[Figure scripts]
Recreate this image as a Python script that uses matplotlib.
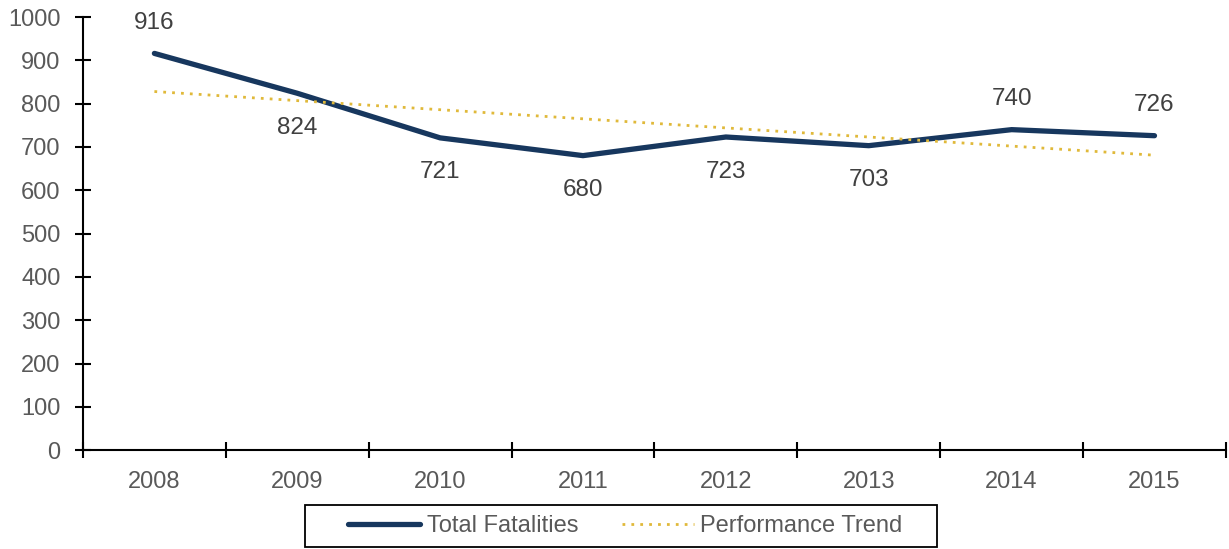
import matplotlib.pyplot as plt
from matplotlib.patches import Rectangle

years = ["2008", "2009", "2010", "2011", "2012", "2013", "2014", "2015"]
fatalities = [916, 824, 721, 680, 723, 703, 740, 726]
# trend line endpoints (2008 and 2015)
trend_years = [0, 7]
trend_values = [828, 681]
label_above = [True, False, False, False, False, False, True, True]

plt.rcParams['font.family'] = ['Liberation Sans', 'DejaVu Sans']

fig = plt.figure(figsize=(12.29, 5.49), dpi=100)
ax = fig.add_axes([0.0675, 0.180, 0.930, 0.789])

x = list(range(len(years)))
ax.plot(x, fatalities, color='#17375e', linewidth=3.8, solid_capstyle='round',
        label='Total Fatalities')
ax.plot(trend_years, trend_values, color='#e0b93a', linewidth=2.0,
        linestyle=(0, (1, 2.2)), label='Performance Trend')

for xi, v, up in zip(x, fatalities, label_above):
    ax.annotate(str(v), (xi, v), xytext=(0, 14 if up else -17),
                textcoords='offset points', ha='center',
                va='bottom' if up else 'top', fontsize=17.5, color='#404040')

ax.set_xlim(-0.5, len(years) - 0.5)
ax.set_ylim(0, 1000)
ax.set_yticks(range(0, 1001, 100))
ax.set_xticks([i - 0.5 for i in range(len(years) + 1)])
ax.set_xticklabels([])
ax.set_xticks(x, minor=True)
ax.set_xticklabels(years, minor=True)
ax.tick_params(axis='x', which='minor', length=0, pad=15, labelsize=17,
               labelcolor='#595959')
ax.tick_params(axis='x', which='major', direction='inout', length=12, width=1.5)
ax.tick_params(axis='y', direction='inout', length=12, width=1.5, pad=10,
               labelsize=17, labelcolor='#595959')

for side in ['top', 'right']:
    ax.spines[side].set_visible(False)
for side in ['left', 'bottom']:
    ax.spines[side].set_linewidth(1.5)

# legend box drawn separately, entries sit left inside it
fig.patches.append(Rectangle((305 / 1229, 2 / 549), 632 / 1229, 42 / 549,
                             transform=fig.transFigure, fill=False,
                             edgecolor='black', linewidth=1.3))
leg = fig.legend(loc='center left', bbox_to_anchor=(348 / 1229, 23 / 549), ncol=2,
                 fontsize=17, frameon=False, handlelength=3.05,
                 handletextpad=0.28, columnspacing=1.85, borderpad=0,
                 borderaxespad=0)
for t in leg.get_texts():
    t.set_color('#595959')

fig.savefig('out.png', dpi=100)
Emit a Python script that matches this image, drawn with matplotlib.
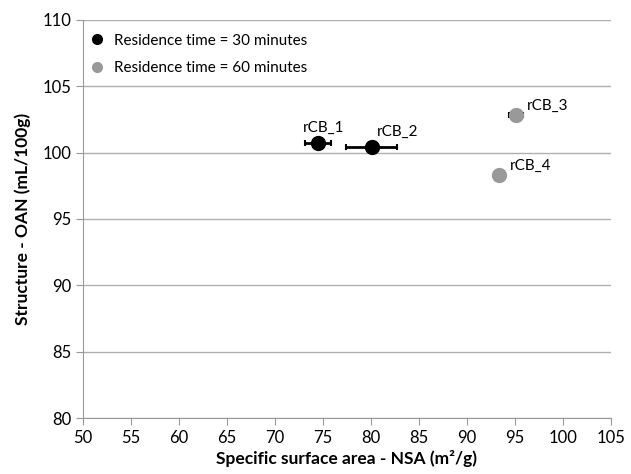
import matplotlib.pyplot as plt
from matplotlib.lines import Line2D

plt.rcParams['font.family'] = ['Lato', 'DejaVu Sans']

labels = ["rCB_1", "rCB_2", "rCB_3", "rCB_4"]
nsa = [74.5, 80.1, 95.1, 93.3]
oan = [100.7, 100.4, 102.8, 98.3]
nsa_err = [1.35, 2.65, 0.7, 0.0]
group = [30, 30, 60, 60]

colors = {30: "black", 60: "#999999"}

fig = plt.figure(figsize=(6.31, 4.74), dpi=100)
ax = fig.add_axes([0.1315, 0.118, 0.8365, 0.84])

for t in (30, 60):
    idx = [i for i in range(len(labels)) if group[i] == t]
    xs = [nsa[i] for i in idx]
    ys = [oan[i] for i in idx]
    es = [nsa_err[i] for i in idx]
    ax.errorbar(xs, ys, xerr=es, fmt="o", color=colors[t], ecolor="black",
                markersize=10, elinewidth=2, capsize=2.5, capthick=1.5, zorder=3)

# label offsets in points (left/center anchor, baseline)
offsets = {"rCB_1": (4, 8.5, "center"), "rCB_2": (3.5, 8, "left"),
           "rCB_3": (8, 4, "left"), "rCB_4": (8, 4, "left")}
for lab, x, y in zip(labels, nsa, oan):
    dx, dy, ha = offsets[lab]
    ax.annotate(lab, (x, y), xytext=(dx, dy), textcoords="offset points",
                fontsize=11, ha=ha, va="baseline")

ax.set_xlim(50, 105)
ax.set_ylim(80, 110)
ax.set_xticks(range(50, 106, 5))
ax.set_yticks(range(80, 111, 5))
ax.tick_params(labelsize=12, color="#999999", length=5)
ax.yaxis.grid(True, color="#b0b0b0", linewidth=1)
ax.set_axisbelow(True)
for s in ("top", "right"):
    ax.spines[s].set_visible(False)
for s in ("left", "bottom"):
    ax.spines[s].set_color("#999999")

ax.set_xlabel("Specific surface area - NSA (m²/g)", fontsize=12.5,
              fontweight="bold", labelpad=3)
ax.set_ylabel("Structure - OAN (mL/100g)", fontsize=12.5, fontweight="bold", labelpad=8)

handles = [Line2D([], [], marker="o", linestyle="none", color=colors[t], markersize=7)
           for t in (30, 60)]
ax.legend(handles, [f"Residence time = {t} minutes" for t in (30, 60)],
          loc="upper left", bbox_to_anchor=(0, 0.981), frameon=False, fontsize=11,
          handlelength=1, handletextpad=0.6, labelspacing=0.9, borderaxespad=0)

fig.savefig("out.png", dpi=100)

DIRECTION
Your task is to reproduce the entries above word for word, from the first line through the line with "from matplotlib.patches import Rectangle", and please leave out any pictures.

THE RESPONSE
Recreate this image as a Python script that uses matplotlib.
import matplotlib.pyplot as plt
from matplotlib.patches import Rectangle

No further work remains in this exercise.